Anheuser-Busch Petitions for National Holiday
It’s one of the most effective sports marketing campaigns in recent memory. St. Louis-based beer giant Anheuser-Busch and baseball Hall of Famer Ozzie Smith are teaming up on a petition to make MLB Opening Day a national holiday. The two parties are trying to get 100,000 signatures by the end of March in order for the petition to be posted on the White House’s website.
Whether or not the petition even gets close to the necessary signatures is irrelevant. This is strictly a marketing ploy that’s taken on a life of its own. Major news outlets ranging from Time and Fox News have written stories about the campaign, which Anheuser-Busch is supporting with major ad buys. In addition to a 90-second commercial, the company created digital ads for websites such as ESPN.com and MLB.com. Anheuser-Busch brand Budweiser has been MLB’s official beer for more than three decades, and the company owns naming rights to Busch Stadium in St. Louis.
Alcohol at College Sports
The trend is starting to gain steam. More and more colleges are beginning to offer alcohol at sporting events. The latest school – and easily the biggest one of all – is the University of Texas, which will begin selling beer and wine at Longhorn sporting events this spring. School officials are using the less attended spring events as a test before rolling out alcohol sales at football games this coming fall. UT becomes the sixth school in the state to sell alcohol at sporting events.
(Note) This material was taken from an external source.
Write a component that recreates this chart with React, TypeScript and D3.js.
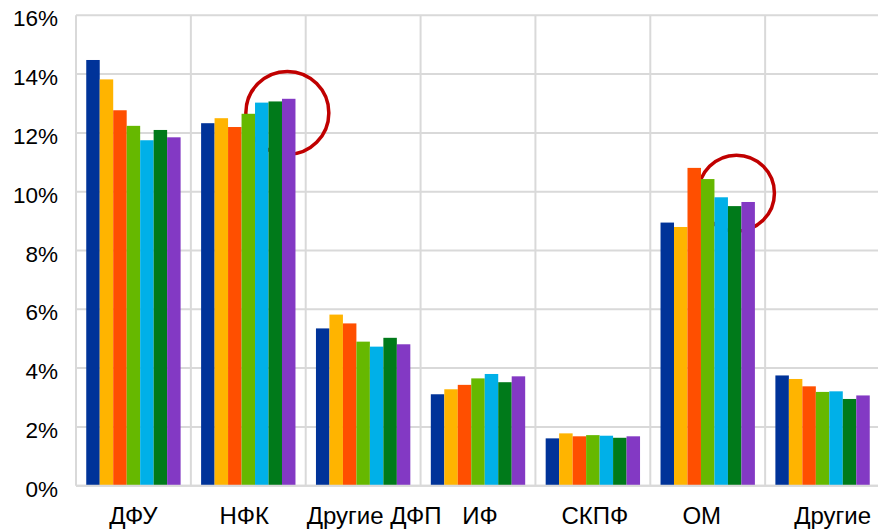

Texas isn’t the only college making alcohol-related news in recent weeks. The University of Minnesota is hoping to continue alcohol sales at home football games after concluding what administrators consider a successful two-year experiment. The school generated $1 million in beer and wine sales at TCF Bank Stadium last year, and reported no increase in alcohol-related incidents.
Gary Player & Social Media
Golfing icon Gary Player might not be the most likely of people to be active on social media, but the Grand Slam champion is approaching Twitter and Facebook like everything else in his life: to do it, he’s going to do it right. Player is among the most active professional golfers on social media.
Social media is just another way that Player continues to prove that age is just a number. He sees Twitter as a way to reach and engage with fans, journalists, and charities across the world. In fact, not a day goes by when Player isn’t checking the latest news on Twitter and engaging with followers.
Always passionate about growing the game and helping golfers, Player does not shy away from lending his golf advice learned over his professional career that has spanned over 60 years. In addition to golf advice, Player posts countless inspiration, motivational, upbeat and positive quips, photos, and quotes throughout the week. He also makes sure to send out congratulatory tweets to tournament winners each Sunday or Monday.
El Paso’s Booming Downtown
El Paso’s new Minor League Baseball stadium, scheduled to open next month, not only is getting citizens excited for baseball season, it’s also helping generate new business for the city’s downtown. Since the Pacific Coast League El Paso Chihuahuas began construction on the $60 million ballpark last year, businesses have been flocking downtown to capitalize on the excitement. According to the El Paso Downtown Management District, approximately $9.4 million was spent last year just to redevelopment business facades. The new downtown businesses include sports bars and restaurants. The city says it receives multiple calls a day from downtown businesses inquiring how they can best prepare themselves for the changes the ballpark may bring.
New business such as this is why El Paso voters in November 2012 opted to spend $525 million on projects to redevelop their downtown. In addition to the baseball stadium, money was earmarked for a multipurpose arena, zoo renovations and museums. Like they say, it’s all good in El Paso.